SET TASK
Reproduce exactly, and only, the lines of the material below running from the line bearing "Convert this chart to Altair code." through the line bearing "V_MIN = V_MAX - H / PX_PER_UNIT". Leave any pictures out.

Figure scripts:
-=-=-

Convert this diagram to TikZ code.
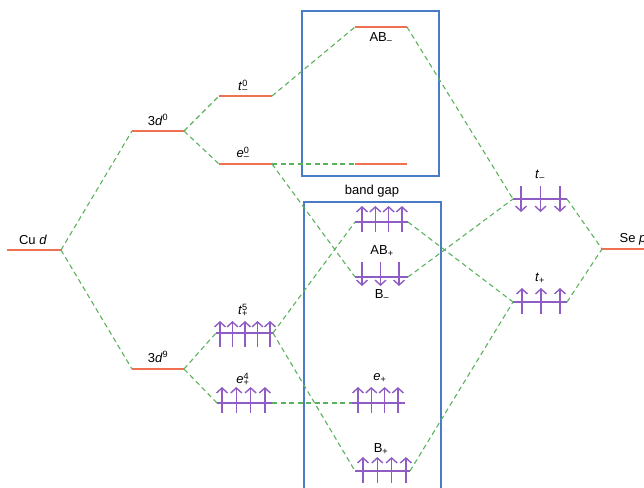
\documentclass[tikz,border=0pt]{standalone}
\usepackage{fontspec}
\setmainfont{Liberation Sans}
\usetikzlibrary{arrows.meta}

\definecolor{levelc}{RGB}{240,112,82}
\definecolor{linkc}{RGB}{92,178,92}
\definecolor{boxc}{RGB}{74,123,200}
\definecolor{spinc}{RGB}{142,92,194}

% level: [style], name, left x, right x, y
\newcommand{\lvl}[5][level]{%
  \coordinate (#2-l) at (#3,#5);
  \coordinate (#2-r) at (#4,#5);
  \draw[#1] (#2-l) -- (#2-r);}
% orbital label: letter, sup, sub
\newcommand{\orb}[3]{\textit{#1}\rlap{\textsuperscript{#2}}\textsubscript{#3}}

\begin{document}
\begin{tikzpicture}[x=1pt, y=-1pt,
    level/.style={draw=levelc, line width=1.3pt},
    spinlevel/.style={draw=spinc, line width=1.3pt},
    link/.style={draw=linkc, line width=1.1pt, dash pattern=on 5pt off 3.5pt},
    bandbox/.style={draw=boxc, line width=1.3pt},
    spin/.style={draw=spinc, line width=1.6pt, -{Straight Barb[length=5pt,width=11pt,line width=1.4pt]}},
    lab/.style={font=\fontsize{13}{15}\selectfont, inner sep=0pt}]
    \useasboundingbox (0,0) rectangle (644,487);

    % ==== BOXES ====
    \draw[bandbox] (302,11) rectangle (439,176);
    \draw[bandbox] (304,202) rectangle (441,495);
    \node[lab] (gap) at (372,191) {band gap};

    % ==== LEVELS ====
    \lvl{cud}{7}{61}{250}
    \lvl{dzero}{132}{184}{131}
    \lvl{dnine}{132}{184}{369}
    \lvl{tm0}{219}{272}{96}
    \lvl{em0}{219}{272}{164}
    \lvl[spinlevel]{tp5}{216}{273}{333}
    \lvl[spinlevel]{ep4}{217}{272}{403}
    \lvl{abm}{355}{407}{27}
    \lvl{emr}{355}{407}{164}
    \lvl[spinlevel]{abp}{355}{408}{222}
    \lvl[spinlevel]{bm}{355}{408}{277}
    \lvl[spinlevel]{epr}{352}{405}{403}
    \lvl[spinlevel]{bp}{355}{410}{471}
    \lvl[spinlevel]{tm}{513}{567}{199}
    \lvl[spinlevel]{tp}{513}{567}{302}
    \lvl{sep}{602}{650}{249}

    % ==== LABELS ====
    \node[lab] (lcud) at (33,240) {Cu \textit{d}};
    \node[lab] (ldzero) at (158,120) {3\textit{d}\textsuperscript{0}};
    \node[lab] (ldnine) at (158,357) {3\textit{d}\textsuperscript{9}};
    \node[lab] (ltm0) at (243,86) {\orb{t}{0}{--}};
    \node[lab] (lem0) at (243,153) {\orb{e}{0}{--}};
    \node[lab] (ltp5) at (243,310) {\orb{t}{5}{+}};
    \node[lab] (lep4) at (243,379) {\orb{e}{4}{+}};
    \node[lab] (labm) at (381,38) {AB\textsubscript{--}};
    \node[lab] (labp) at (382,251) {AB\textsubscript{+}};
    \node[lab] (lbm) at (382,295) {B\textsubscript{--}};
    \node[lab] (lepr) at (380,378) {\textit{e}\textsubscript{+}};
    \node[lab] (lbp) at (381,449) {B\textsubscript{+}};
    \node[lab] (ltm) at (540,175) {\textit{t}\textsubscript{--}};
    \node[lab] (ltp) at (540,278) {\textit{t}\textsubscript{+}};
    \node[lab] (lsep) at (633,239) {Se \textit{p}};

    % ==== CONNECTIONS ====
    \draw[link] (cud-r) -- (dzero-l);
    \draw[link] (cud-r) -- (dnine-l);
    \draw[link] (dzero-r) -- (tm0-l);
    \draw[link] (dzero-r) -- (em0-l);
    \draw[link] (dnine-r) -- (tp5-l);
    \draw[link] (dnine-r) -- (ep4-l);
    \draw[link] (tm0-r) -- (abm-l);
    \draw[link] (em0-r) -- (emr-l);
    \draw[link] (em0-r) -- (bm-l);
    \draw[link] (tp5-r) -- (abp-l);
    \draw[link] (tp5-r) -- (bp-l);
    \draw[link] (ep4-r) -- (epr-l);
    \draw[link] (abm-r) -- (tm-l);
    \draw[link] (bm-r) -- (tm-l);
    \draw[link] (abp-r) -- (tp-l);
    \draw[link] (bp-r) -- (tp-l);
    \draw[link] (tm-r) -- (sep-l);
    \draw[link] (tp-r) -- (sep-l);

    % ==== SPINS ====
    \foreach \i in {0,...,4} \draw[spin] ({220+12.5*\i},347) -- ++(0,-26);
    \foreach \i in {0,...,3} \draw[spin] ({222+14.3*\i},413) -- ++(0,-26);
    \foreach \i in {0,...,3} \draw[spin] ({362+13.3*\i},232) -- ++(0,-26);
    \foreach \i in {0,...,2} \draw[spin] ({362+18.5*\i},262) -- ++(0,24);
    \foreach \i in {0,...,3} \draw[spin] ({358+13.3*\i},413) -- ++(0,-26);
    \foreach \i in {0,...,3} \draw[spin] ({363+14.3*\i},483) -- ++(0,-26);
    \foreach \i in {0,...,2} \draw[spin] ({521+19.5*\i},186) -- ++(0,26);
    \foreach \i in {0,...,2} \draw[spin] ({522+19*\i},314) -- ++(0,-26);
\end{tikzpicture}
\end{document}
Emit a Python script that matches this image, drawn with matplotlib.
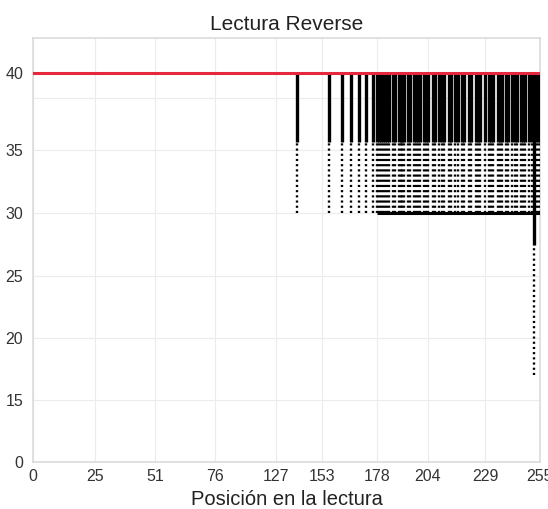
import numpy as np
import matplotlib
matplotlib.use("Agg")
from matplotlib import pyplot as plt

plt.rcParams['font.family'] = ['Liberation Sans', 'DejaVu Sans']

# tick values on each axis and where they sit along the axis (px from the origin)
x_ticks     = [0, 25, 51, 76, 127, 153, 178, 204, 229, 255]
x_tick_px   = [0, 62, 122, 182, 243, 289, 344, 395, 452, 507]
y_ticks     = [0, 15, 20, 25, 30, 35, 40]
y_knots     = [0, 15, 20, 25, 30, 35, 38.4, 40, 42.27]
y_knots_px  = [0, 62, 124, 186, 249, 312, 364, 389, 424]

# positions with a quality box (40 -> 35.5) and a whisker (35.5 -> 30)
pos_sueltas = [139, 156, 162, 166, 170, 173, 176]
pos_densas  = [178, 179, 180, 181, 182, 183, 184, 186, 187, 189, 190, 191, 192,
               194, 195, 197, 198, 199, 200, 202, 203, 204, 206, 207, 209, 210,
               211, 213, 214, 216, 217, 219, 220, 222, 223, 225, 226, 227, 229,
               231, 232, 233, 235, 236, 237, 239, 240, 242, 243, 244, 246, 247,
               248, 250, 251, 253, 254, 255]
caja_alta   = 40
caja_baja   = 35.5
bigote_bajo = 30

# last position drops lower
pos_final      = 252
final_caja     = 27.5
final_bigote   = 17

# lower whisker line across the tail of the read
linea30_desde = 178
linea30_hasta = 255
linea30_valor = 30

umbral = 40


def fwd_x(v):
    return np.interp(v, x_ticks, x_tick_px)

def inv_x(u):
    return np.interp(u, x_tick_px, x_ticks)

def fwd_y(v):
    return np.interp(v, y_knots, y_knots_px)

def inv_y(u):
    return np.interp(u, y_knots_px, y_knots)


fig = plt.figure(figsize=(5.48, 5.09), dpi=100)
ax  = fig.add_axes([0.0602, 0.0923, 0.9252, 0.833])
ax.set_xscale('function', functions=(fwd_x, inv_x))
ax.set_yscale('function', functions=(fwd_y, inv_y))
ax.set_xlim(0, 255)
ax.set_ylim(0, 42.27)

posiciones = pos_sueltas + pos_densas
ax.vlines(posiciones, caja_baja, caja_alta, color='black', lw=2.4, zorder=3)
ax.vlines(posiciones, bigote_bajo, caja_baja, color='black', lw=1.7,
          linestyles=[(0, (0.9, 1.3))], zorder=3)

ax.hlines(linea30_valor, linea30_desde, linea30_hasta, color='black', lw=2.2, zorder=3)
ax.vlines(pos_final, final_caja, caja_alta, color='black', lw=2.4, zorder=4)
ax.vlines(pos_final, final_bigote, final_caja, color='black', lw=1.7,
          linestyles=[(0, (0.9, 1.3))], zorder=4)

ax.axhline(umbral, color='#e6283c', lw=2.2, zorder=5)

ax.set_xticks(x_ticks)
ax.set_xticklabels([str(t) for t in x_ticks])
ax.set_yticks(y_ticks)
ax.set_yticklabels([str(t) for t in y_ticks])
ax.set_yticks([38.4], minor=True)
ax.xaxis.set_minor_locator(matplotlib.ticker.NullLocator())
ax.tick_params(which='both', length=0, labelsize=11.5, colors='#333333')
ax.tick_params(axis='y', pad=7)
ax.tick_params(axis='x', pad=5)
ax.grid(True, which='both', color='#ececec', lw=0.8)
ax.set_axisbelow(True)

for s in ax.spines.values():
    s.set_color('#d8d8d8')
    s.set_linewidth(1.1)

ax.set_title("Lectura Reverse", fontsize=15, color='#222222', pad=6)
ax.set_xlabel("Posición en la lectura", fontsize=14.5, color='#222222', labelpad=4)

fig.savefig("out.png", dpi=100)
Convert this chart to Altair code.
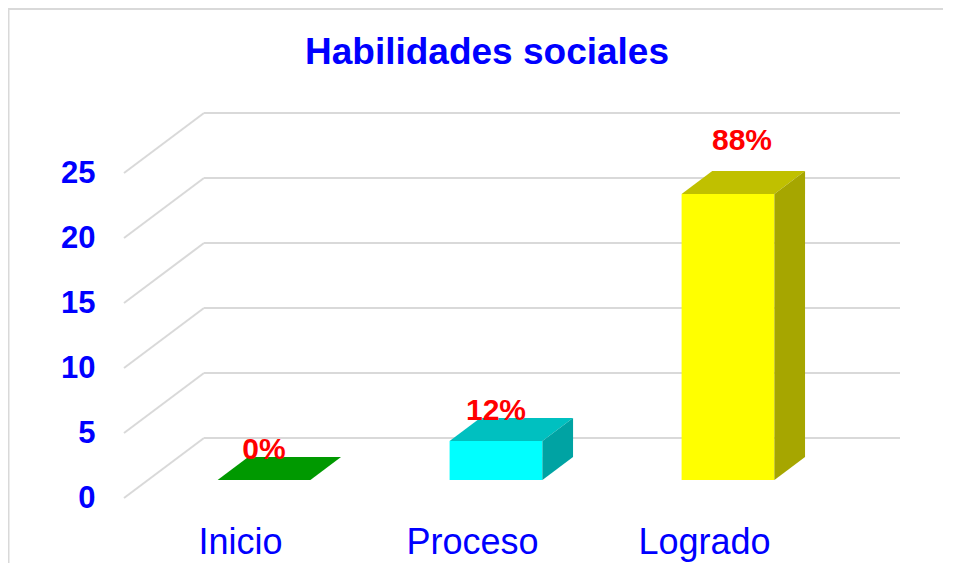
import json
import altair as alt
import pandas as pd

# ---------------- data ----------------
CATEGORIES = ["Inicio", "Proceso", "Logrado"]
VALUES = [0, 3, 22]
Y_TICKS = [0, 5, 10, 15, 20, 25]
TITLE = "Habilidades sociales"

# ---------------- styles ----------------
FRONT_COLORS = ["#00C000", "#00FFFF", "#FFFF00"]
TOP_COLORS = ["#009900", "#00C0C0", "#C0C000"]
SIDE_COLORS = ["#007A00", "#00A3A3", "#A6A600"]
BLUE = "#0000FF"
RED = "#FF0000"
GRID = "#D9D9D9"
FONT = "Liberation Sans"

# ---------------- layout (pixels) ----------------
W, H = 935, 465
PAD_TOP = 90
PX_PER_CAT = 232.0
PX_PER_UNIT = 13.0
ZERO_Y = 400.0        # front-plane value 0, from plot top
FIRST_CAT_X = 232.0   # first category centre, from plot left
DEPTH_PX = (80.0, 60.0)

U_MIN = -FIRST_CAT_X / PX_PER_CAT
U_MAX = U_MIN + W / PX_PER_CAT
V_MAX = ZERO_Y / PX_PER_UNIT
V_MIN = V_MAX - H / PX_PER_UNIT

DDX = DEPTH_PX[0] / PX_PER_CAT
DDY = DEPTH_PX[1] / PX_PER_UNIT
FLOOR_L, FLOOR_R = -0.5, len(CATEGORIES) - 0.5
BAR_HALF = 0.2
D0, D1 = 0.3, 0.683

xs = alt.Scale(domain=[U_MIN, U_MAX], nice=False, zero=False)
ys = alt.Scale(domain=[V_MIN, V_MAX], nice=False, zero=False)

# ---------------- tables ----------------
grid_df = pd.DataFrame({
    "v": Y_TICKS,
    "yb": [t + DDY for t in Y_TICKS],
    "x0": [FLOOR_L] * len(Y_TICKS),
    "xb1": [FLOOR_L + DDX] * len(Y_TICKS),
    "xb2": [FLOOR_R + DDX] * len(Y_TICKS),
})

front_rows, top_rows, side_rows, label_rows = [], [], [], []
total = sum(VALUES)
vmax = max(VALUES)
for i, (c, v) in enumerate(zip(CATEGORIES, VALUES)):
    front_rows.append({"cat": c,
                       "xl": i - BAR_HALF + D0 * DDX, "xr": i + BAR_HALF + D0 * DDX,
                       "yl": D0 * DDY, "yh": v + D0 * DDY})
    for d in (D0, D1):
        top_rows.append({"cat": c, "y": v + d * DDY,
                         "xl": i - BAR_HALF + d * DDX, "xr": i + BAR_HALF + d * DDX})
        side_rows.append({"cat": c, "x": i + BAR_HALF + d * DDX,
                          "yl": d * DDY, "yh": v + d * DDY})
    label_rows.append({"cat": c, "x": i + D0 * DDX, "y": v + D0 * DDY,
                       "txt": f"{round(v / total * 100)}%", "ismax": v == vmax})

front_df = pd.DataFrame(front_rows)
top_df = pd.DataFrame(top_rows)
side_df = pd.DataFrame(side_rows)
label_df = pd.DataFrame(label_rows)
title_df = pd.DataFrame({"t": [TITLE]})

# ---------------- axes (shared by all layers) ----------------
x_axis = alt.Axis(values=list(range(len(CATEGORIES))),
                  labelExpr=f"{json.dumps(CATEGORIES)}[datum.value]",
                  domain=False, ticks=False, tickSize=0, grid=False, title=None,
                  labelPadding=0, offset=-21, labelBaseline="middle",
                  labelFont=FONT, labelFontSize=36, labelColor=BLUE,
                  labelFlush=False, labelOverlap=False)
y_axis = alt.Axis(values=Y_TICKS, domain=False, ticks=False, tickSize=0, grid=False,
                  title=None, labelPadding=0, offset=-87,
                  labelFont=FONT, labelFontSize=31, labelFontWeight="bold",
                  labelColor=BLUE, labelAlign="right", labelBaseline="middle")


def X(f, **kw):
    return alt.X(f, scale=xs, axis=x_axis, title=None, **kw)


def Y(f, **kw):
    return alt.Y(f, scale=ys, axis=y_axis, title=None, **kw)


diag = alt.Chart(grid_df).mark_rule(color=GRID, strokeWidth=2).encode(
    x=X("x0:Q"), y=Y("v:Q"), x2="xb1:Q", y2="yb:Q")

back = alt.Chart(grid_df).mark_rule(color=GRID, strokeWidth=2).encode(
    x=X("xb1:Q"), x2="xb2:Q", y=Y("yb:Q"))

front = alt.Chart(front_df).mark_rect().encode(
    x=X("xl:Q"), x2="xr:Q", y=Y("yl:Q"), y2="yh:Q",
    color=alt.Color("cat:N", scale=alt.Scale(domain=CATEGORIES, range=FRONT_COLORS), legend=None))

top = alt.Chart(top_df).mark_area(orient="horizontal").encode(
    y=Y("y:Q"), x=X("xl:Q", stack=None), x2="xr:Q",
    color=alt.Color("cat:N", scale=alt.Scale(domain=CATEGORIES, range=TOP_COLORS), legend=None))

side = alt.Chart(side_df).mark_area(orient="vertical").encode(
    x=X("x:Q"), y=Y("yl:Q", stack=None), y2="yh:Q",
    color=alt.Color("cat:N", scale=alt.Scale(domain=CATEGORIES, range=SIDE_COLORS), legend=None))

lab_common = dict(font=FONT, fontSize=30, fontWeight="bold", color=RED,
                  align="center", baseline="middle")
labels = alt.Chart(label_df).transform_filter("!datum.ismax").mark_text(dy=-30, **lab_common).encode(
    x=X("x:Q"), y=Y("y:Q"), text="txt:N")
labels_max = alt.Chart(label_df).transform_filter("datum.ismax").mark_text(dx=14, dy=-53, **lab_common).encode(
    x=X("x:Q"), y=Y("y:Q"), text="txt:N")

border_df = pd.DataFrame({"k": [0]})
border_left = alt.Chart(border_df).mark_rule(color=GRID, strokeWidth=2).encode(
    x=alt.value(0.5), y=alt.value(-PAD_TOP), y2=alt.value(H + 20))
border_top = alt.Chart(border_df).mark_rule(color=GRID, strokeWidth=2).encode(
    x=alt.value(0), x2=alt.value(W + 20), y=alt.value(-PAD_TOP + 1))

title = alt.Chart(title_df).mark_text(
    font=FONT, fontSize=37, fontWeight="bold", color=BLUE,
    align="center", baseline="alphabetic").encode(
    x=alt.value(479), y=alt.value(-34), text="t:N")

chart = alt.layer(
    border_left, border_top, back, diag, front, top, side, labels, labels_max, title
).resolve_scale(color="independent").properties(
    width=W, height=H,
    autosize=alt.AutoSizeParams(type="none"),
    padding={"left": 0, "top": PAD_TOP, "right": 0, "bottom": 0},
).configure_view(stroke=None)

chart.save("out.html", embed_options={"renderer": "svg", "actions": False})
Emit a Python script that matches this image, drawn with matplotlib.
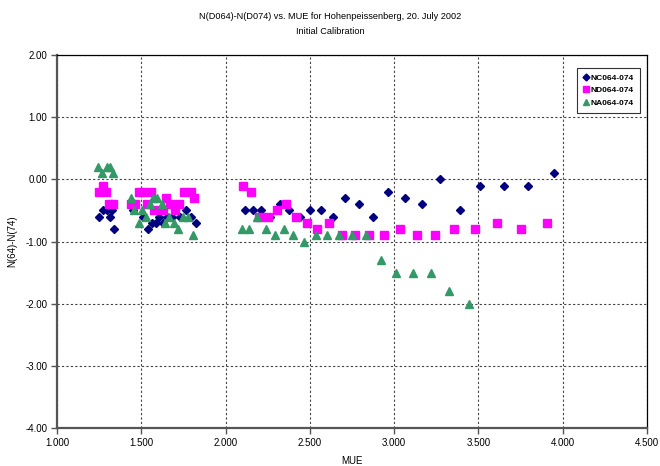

-=-=-

ANSWER IN FULL
Convert this chart to Altair code.
import json
import altair as alt
import pandas as pd

# ---------------- data ----------------
CATEGORIES = ["Inicio", "Proceso", "Logrado"]
VALUES = [0, 3, 22]
Y_TICKS = [0, 5, 10, 15, 20, 25]
TITLE = "Habilidades sociales"

# ---------------- styles ----------------
FRONT_COLORS = ["#00C000", "#00FFFF", "#FFFF00"]
TOP_COLORS = ["#009900", "#00C0C0", "#C0C000"]
SIDE_COLORS = ["#007A00", "#00A3A3", "#A6A600"]
BLUE = "#0000FF"
RED = "#FF0000"
GRID = "#D9D9D9"
FONT = "Liberation Sans"

# ---------------- layout (pixels) ----------------
W, H = 935, 465
PAD_TOP = 90
PX_PER_CAT = 232.0
PX_PER_UNIT = 13.0
ZERO_Y = 400.0        # front-plane value 0, from plot top
FIRST_CAT_X = 232.0   # first category centre, from plot left
DEPTH_PX = (80.0, 60.0)

U_MIN = -FIRST_CAT_X / PX_PER_CAT
U_MAX = U_MIN + W / PX_PER_CAT
V_MAX = ZERO_Y / PX_PER_UNIT
V_MIN = V_MAX - H / PX_PER_UNIT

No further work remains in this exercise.